▶ **Given task**: Don't include pictures. Quote the lines below from the first through the line that contains "ax = fig.add_axes([81".
-------------------------
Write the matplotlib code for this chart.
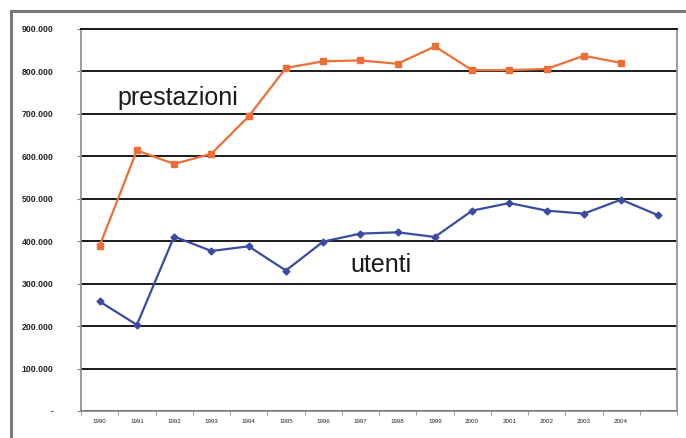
import matplotlib.pyplot as plt
from matplotlib.patches import Rectangle
from matplotlib.ticker import FuncFormatter

# anni (l'ultima categoria resta senza etichetta)
anni = ["1990", "1991", "1992", "1993", "1994", "1995", "1996", "1997",
        "1998", "1999", "2000", "2001", "2002", "2003", "2004", ""]

prestazioni = [389000, 614000, 582000, 606000, 694000, 808000, 824000, 826000,
               818000, 859000, 803000, 803000, 806000, 837000, 820000]
utenti = [258000, 203000, 411000, 377000, 388000, 331000, 399000, 418000,
          421000, 410000, 472000, 490000, 472000, 465000, 498000, 461000]

plt.rcParams['font.family'] = ['Liberation Sans', 'DejaVu Sans']

fig = plt.figure(figsize=(6.86, 4.38), dpi=100)
ax = fig.add_axes([81 / 686, 1 - 411 / 438, 596 / 686, 382 / 438])

# cornice esterna grigia
fig.patches.append(Rectangle((11 / 686, -0.05), 1.0, 1 - 11 / 438 + 0.05,
                             transform=fig.transFigure, fill=False,
                             edgecolor="#7a7a7a", linewidth=2.2))

x_p = list(range(len(prestazioni)))
x_u = list(range(len(utenti)))

ax.plot(x_p, prestazioni, color="#ec6f35", linewidth=1.6, marker="s",
        markersize=5, zorder=3)
ax.plot(x_u, utenti, color="#3b4ba3", linewidth=1.6, marker="D",
        markersize=3.5, zorder=3)

ax.set_ylim(0, 900000)
ax.set_xlim(-0.5, len(anni) - 0.5)
ax.set_yticks(range(0, 900001, 100000))
ax.yaxis.set_major_formatter(FuncFormatter(
    lambda v, p: "-" if v == 0 else f"{int(v):,}".replace(",", ".")))
ax.yaxis.grid(True, color="#1a1a1a", linewidth=1.4)
ax.set_axisbelow(True)

ax.set_xticks(range(len(anni)))
ax.set_xticklabels(anni)
ax.set_xticks([i + 0.5 for i in range(-1, len(anni))], minor=True)
ax.tick_params(axis="x", which="major", length=0, labelsize=4.5, pad=6,
               labelcolor="#222222")
ax.tick_params(axis="x", which="minor", length=3, color="#888888")
ax.tick_params(axis="y", length=3, color="#888888", labelsize=6.3, pad=17,
               labelcolor="#222222")
for lab in ax.get_yticklabels():
    lab.set_fontweight("bold")

for s in ["left", "bottom", "right"]:
    ax.spines[s].set_color("#8a8a8a")
    ax.spines[s].set_linewidth(1.2)
ax.spines["top"].set_color("#1a1a1a")
ax.spines["top"].set_linewidth(1.4)

ax.text(0.49, 721000, "prestazioni", fontsize=18, color="#1a1a1a",
        va="baseline")
ax.text(6.72, 327000, "utenti", fontsize=18, color="#1a1a1a",
        va="baseline")

fig.savefig("out.png", dpi=100)
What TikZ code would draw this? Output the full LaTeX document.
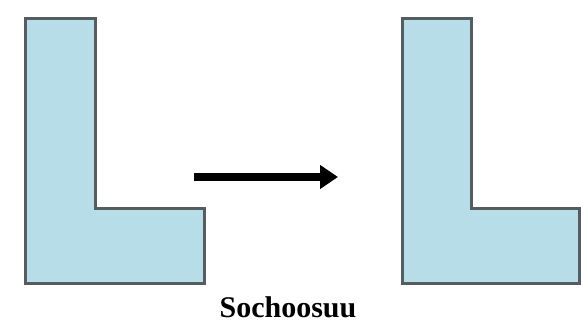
\documentclass[tikz,border=0pt]{standalone}
\usepackage{fontspec}
\setmainfont{Liberation Serif}
\usetikzlibrary{arrows.meta}
\definecolor{lfill}{HTML}{B7DDE8}
\definecolor{ledge}{HTML}{555D60}
\tikzset{
  lshape/.style={fill=lfill, draw=ledge, line width=3pt, line join=miter},
  bigarrow/.style={line width=8pt, -{Triangle[length=18pt,width=23pt]}},
  caption/.style={font=\bfseries\fontsize{30}{32}\selectfont, inner sep=0pt}
}
\begin{document}
\begin{tikzpicture}[x=1pt,y=-1pt]
\useasboundingbox (0,0) rectangle (581,329);
\draw[lshape] (25,19) -- (95,19) -- (95,208) -- (204,208) -- (204,283) -- (25,283) -- cycle;
\draw[lshape] (402,19) -- (471,19) -- (471,208) -- (579,208) -- (579,283) -- (402,283) -- cycle;
\coordinate (a1) at (194,177);
\coordinate (a2) at (338,177);
\draw[bigarrow] (a1) -- (a2);
\node[caption] (cap) at (288,307) {Sochoosuu};
\end{tikzpicture}
\end{document}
-------------------------
▶ **Solution to this task**:
Write the matplotlib code for this chart.
import matplotlib.pyplot as plt
from matplotlib.patches import Rectangle
from matplotlib.ticker import FuncFormatter

# anni (l'ultima categoria resta senza etichetta)
anni = ["1990", "1991", "1992", "1993", "1994", "1995", "1996", "1997",
        "1998", "1999", "2000", "2001", "2002", "2003", "2004", ""]

prestazioni = [389000, 614000, 582000, 606000, 694000, 808000, 824000, 826000,
               818000, 859000, 803000, 803000, 806000, 837000, 820000]
utenti = [258000, 203000, 411000, 377000, 388000, 331000, 399000, 418000,
          421000, 410000, 472000, 490000, 472000, 465000, 498000, 461000]

plt.rcParams['font.family'] = ['Liberation Sans', 'DejaVu Sans']

fig = plt.figure(figsize=(6.86, 4.38), dpi=100)
ax = fig.add_axes([81 / 686, 1 - 411 / 438, 596 / 686, 382 / 438])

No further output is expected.